## Stated task
Copy each record exactly as it reads, leaving out any pictures it holds.

## Records for processing
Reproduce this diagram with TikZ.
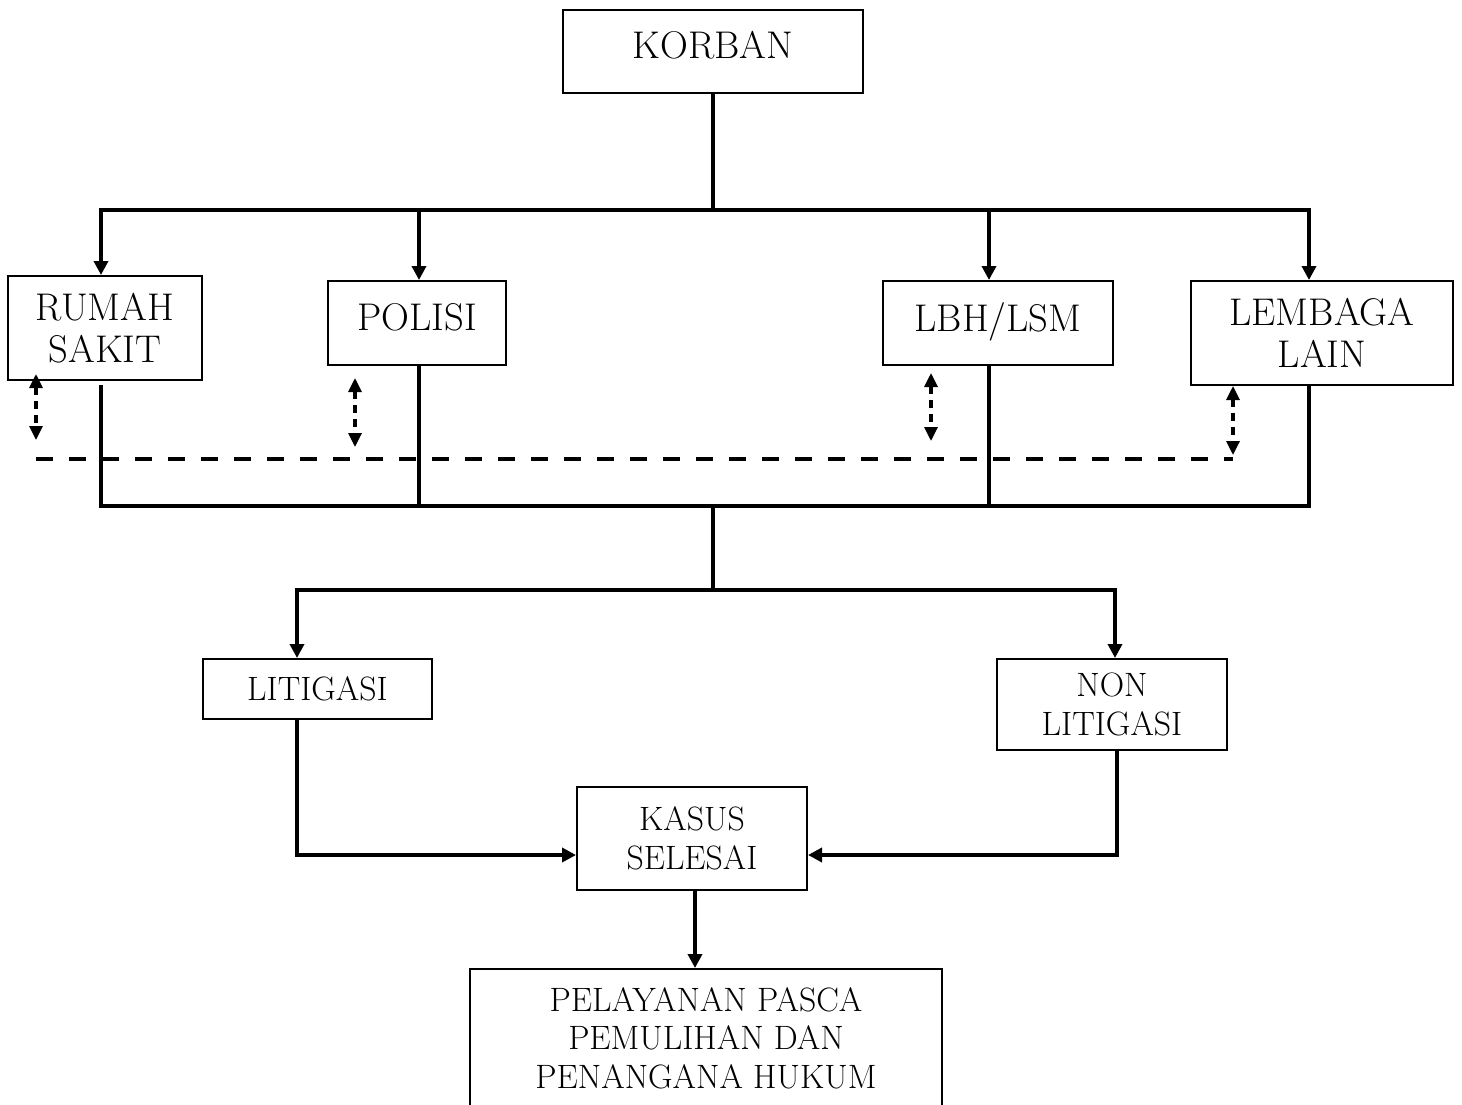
\documentclass[tikz,border=0pt]{standalone}
\usepackage{fontspec}
\usetikzlibrary{arrows.meta}

\begin{document}
\begin{tikzpicture}[x=0.5pt,y=-0.5pt,
	kotak/.style={draw,line width=1pt,inner sep=0pt,align=center,font=\fontsize{19.3}{21}\selectfont},
	kotakkecil/.style={kotak,font=\fontsize{16.9}{19.3}\selectfont},
	garis/.style={line width=2.2pt,line cap=rect},
	panah/.style={garis,-{Triangle[length=7pt,width=7pt]}},
	putus/.style={line width=2.2pt,dash pattern=on 8.5pt off 8pt},
	panahputus/.style={line width=1.6pt,dash pattern=on 4pt off 3pt,{Triangle[length=7pt,width=6.5pt]}-{Triangle[length=7pt,width=6.5pt]}}]
		\useasboundingbox (0,0) rectangle (1462,1104);
		% Kotak
		\node[kotak,minimum width=150pt,minimum height=41.5pt,text depth=6.5pt] (korban) at (713,51.5) {KORBAN};
		\node[kotak,minimum width=97pt,minimum height=52pt] (rs) at (105,328) {RUMAH\\SAKIT};
		\node[kotak,minimum width=89pt,minimum height=42pt,text depth=6pt] (polisi) at (417,323) {POLISI};
		\node[kotak,minimum width=115pt,minimum height=42pt,text depth=6pt] (lbh) at (998,323) {LBH/LSM};
		\node[kotak,minimum width=131pt,minimum height=52pt] (lain) at (1322,333) {LEMBAGA\\LAIN};
		\node[kotakkecil,minimum width=114.5pt,minimum height=30pt] (lit) at (317.5,689) {LITIGASI};
		\node[kotakkecil,minimum width=115pt,minimum height=45.5pt] (nonlit) at (1112,704.5) {NON\\LITIGASI};
		\node[kotakkecil,minimum width=115pt,minimum height=51.5pt] (kasus) at (692,838.5) {KASUS\\SELESAI};
		\node[kotakkecil,minimum width=236pt,minimum height=69pt] (pasca) at (706,1038) {PELAYANAN PASCA\\PEMULIHAN DAN\\PENANGANA HUKUM};
		\coordinate (atas) at (713,210);
		\coordinate (bawah) at (713,506);
		\coordinate (tengah) at (713,590);
		% Korban ke lembaga
		\draw[garis] (korban) -- (atas);
		\draw[garis] ([xshift=-2pt]rs.north |- atas) -- ([xshift=-6.5pt]lain.north |- atas);
		\foreach \n/\dx in {rs/-2pt,polisi/1pt,lbh/-4.5pt,lain/-6.5pt}{
		\draw[panah] ([xshift=\dx]\n.north |- atas) -- ([xshift=\dx]\n.north);
		}
		% Lembaga ke jalur hukum
		\foreach \n/\dx/\gap in {rs/-2pt/3pt,polisi/1pt/0pt,lbh/-4.5pt/0pt,lain/-6.5pt/0pt}{
		\draw[garis,shorten <=\gap] ([xshift=\dx]\n.south) -- ([xshift=\dx]\n.south |- bawah);
		}
		\draw[garis] ([xshift=-2pt]rs.south |- bawah) -- ([xshift=-6.5pt]lain.south |- bawah);
		\draw[garis] (bawah) -- (tengah);
		\draw[garis] ([xshift=-10.25pt]lit.north |- tengah) -- ([xshift=1.5pt]nonlit.north |- tengah);
		\draw[panah] ([xshift=-10.25pt]lit.north |- tengah) -- ([xshift=-10.25pt]lit.north);
		\draw[panah] ([xshift=1.5pt]nonlit.north |- tengah) -- ([xshift=1.5pt]nonlit.north);
		% Kasus selesai
		\draw[panah] ([xshift=-10.25pt]lit.south) |- ([yshift=-8.25pt]kasus.west);
		\draw[panah] ([xshift=2.5pt]nonlit.south) |- ([yshift=-8.25pt]kasus.east);
		\draw[panah] ([xshift=1.5pt]kasus.south) -- ([xshift=1.5pt]kasus.south |- pasca.north);
		% Koordinasi antar lembaga
		\coordinate (putuskiri) at (36,459);
		\coordinate (putuskanan) at (1233,459);
		\draw[putus] (putuskiri) -- (putuskanan);
		\foreach \i/\x/\a/\b in {1/36/374/440,2/355/378/447,3/931/373/441,4/1233/386/455}{
		\coordinate (pa\i) at (\x,\a);
		\coordinate (pb\i) at (\x,\b);
		\draw[panahputus] (pa\i) -- (pb\i);
		}
	\end{tikzpicture}
\end{document}
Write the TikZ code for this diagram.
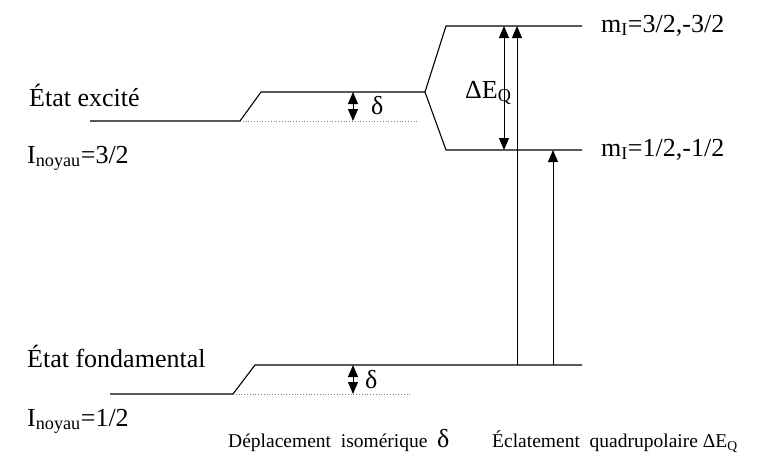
\documentclass[tikz,border=0pt]{standalone}
\usepackage{fontspec}
\setmainfont{Liberation Serif}
\usetikzlibrary{arrows.meta,positioning,calc}

\begin{document}
\begin{tikzpicture}[x=1pt,y=-1pt,
    level/.style={line width=1.1pt},
    guide/.style={gray, dotted, line width=0.8pt},
    uparrow/.style={line width=0.9pt, -{Triangle[length=12pt,width=10pt]}},
    twoway/.style={line width=0.9pt, {Triangle[length=12pt,width=10pt]}-{Triangle[length=12pt,width=10pt]}},
    biglabel/.style={font=\fontsize{26}{30}\selectfont, inner sep=0pt, anchor=base west},
    smalllabel/.style={font=\fontsize{19.5}{22}\selectfont, inner sep=0pt, anchor=base west}]
    \useasboundingbox (0,0) rectangle (763,456);

    % Excited state
    \coordinate (e0) at (90,121);
    \coordinate (e1) at (240,121);
    \coordinate (e2) at (261,92);
    \coordinate (e3) at (425,92);
    \coordinate (e4) at (446,26);
    \coordinate (e5) at (582,26);
    \coordinate (e6) at (446,150);
    \coordinate (e7) at (582,150);
    \coordinate (eend) at (417,121);
    \draw[level] (e0) -- (e1) -- (e2) -- (e3) -- (e4) -- (e5);
    \draw[level] (e3) -- (e6) -- (e7);
    \draw[guide] (e1) -- (eend);
    \draw[twoway] (353,92) -- (353,121);
    \node[biglabel] (dexc) at (371,114) {δ};

    % Ground state
    \coordinate (g0) at (110,394);
    \coordinate (g1) at (233,394);
    \coordinate (g2) at (255,365);
    \coordinate (g3) at (582,365);
    \coordinate (gend) at (410,394);
    \draw[level] (g0) -- (g1) -- (g2) -- (g3);
    \draw[guide] (g1) -- (gend);
    \draw[twoway] (353,365) -- (353,394);
    \node[biglabel] (dgnd) at (365,388) {δ};

    % Transitions
    \draw[uparrow] (517,365) -- (517,26);
    \draw[uparrow] (553,365) -- (553,150);
    \draw[twoway] (504,26) -- (504,150);
    \node[biglabel] (deq) at (465,98) {ΔE\textsubscript{Q}};

    % Labels
    \node[biglabel] (mtop) at (601,32) {m\textsubscript{I}=3/2,-3/2};
    \node[biglabel] (mbot) at (601,156) {m\textsubscript{I}=1/2,-1/2};
    \node[biglabel] (exc) at (29,106) {État excité};
    \node[biglabel] (iexc) at (27,163) {I\textsubscript{noyau}=3/2};
    \node[biglabel] (gnd) at (27,367) {État fondamental};
    \node[biglabel] (ignd) at (27,426) {I\textsubscript{noyau}=1/2};
    \node[smalllabel] (isomer) at (228,447) {Déplacement\ \ isomérique\ \ {\fontsize{26}{30}\selectfont δ}};
    \node[smalllabel] (quad) at (492,447) {Éclatement\ \ quadrupolaire ΔE\textsubscript{Q}};
\end{tikzpicture}
\end{document}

## Final answer
Reproduce this diagram with TikZ.
\documentclass[tikz,border=0pt]{standalone}
\usepackage{fontspec}
\usetikzlibrary{arrows.meta}

\begin{document}
\begin{tikzpicture}[x=0.5pt,y=-0.5pt,
	kotak/.style={draw,line width=1pt,inner sep=0pt,align=center,font=\fontsize{19.3}{21}\selectfont},
	kotakkecil/.style={kotak,font=\fontsize{16.9}{19.3}\selectfont},
	garis/.style={line width=2.2pt,line cap=rect},
	panah/.style={garis,-{Triangle[length=7pt,width=7pt]}},
	putus/.style={line width=2.2pt,dash pattern=on 8.5pt off 8pt},
	panahputus/.style={line width=1.6pt,dash pattern=on 4pt off 3pt,{Triangle[length=7pt,width=6.5pt]}-{Triangle[length=7pt,width=6.5pt]}}]
		\useasboundingbox (0,0) rectangle (1462,1104);
		% Kotak
		\node[kotak,minimum width=150pt,minimum height=41.5pt,text depth=6.5pt] (korban) at (713,51.5) {KORBAN};
		\node[kotak,minimum width=97pt,minimum height=52pt] (rs) at (105,328) {RUMAH\\SAKIT};
		\node[kotak,minimum width=89pt,minimum height=42pt,text depth=6pt] (polisi) at (417,323) {POLISI};
		\node[kotak,minimum width=115pt,minimum height=42pt,text depth=6pt] (lbh) at (998,323) {LBH/LSM};
		\node[kotak,minimum width=131pt,minimum height=52pt] (lain) at (1322,333) {LEMBAGA\\LAIN};
		\node[kotakkecil,minimum width=114.5pt,minimum height=30pt] (lit) at (317.5,689) {LITIGASI};
		\node[kotakkecil,minimum width=115pt,minimum height=45.5pt] (nonlit) at (1112,704.5) {NON\\LITIGASI};
		\node[kotakkecil,minimum width=115pt,minimum height=51.5pt] (kasus) at (692,838.5) {KASUS\\SELESAI};
		\node[kotakkecil,minimum width=236pt,minimum height=69pt] (pasca) at (706,1038) {PELAYANAN PASCA\\PEMULIHAN DAN\\PENANGANA HUKUM};
		\coordinate (atas) at (713,210);
		\coordinate (bawah) at (713,506);
		\coordinate (tengah) at (713,590);
		% Korban ke lembaga
		\draw[garis] (korban) -- (atas);
		\draw[garis] ([xshift=-2pt]rs.north |- atas) -- ([xshift=-6.5pt]lain.north |- atas);
		\foreach \n/\dx in {rs/-2pt,polisi/1pt,lbh/-4.5pt,lain/-6.5pt}{
		\draw[panah] ([xshift=\dx]\n.north |- atas) -- ([xshift=\dx]\n.north);
		}
		% Lembaga ke jalur hukum
		\foreach \n/\dx/\gap in {rs/-2pt/3pt,polisi/1pt/0pt,lbh/-4.5pt/0pt,lain/-6.5pt/0pt}{
		\draw[garis,shorten <=\gap] ([xshift=\dx]\n.south) -- ([xshift=\dx]\n.south |- bawah);
		}
		\draw[garis] ([xshift=-2pt]rs.south |- bawah) -- ([xshift=-6.5pt]lain.south |- bawah);
		\draw[garis] (bawah) -- (tengah);
		\draw[garis] ([xshift=-10.25pt]lit.north |- tengah) -- ([xshift=1.5pt]nonlit.north |- tengah);
		\draw[panah] ([xshift=-10.25pt]lit.north |- tengah) -- ([xshift=-10.25pt]lit.north);
		\draw[panah] ([xshift=1.5pt]nonlit.north |- tengah) -- ([xshift=1.5pt]nonlit.north);
		% Kasus selesai
		\draw[panah] ([xshift=-10.25pt]lit.south) |- ([yshift=-8.25pt]kasus.west);
		\draw[panah] ([xshift=2.5pt]nonlit.south) |- ([yshift=-8.25pt]kasus.east);
		\draw[panah] ([xshift=1.5pt]kasus.south) -- ([xshift=1.5pt]kasus.south |- pasca.north);
		% Koordinasi antar lembaga
		\coordinate (putuskiri) at (36,459);
		\coordinate (putuskanan) at (1233,459);
		\draw[putus] (putuskiri) -- (putuskanan);
		\foreach \i/\x/\a/\b in {1/36/374/440,2/355/378/447,3/931/373/441,4/1233/386/455}{
		\coordinate (pa\i) at (\x,\a);
		\coordinate (pb\i) at (\x,\b);
		\draw[panahputus] (pa\i) -- (pb\i);
		}
	\end{tikzpicture}
\end{document}
Write the TikZ code for this diagram.
\documentclass[tikz,border=0pt]{standalone}
\usepackage{fontspec}
\setmainfont{Liberation Serif}
\usetikzlibrary{arrows.meta,positioning,calc}

\begin{document}
\begin{tikzpicture}[x=1pt,y=-1pt,
    level/.style={line width=1.1pt},
    guide/.style={gray, dotted, line width=0.8pt},
    uparrow/.style={line width=0.9pt, -{Triangle[length=12pt,width=10pt]}},
    twoway/.style={line width=0.9pt, {Triangle[length=12pt,width=10pt]}-{Triangle[length=12pt,width=10pt]}},
    biglabel/.style={font=\fontsize{26}{30}\selectfont, inner sep=0pt, anchor=base west},
    smalllabel/.style={font=\fontsize{19.5}{22}\selectfont, inner sep=0pt, anchor=base west}]
    \useasboundingbox (0,0) rectangle (763,456);

    % Excited state
    \coordinate (e0) at (90,121);
    \coordinate (e1) at (240,121);
    \coordinate (e2) at (261,92);
    \coordinate (e3) at (425,92);
    \coordinate (e4) at (446,26);
    \coordinate (e5) at (582,26);
    \coordinate (e6) at (446,150);
    \coordinate (e7) at (582,150);
    \coordinate (eend) at (417,121);
    \draw[level] (e0) -- (e1) -- (e2) -- (e3) -- (e4) -- (e5);
    \draw[level] (e3) -- (e6) -- (e7);
    \draw[guide] (e1) -- (eend);
    \draw[twoway] (353,92) -- (353,121);
    \node[biglabel] (dexc) at (371,114) {δ};

    % Ground state
    \coordinate (g0) at (110,394);
    \coordinate (g1) at (233,394);
    \coordinate (g2) at (255,365);
    \coordinate (g3) at (582,365);
    \coordinate (gend) at (410,394);
    \draw[level] (g0) -- (g1) -- (g2) -- (g3);
    \draw[guide] (g1) -- (gend);
    \draw[twoway] (353,365) -- (353,394);
    \node[biglabel] (dgnd) at (365,388) {δ};

    % Transitions
    \draw[uparrow] (517,365) -- (517,26);
    \draw[uparrow] (553,365) -- (553,150);
    \draw[twoway] (504,26) -- (504,150);
    \node[biglabel] (deq) at (465,98) {ΔE\textsubscript{Q}};

    % Labels
    \node[biglabel] (mtop) at (601,32) {m\textsubscript{I}=3/2,-3/2};
    \node[biglabel] (mbot) at (601,156) {m\textsubscript{I}=1/2,-1/2};
    \node[biglabel] (exc) at (29,106) {État excité};
    \node[biglabel] (iexc) at (27,163) {I\textsubscript{noyau}=3/2};
    \node[biglabel] (gnd) at (27,367) {État fondamental};
    \node[biglabel] (ignd) at (27,426) {I\textsubscript{noyau}=1/2};
    \node[smalllabel] (isomer) at (228,447) {Déplacement\ \ isomérique\ \ {\fontsize{26}{30}\selectfont δ}};
    \node[smalllabel] (quad) at (492,447) {Éclatement\ \ quadrupolaire ΔE\textsubscript{Q}};
\end{tikzpicture}
\end{document}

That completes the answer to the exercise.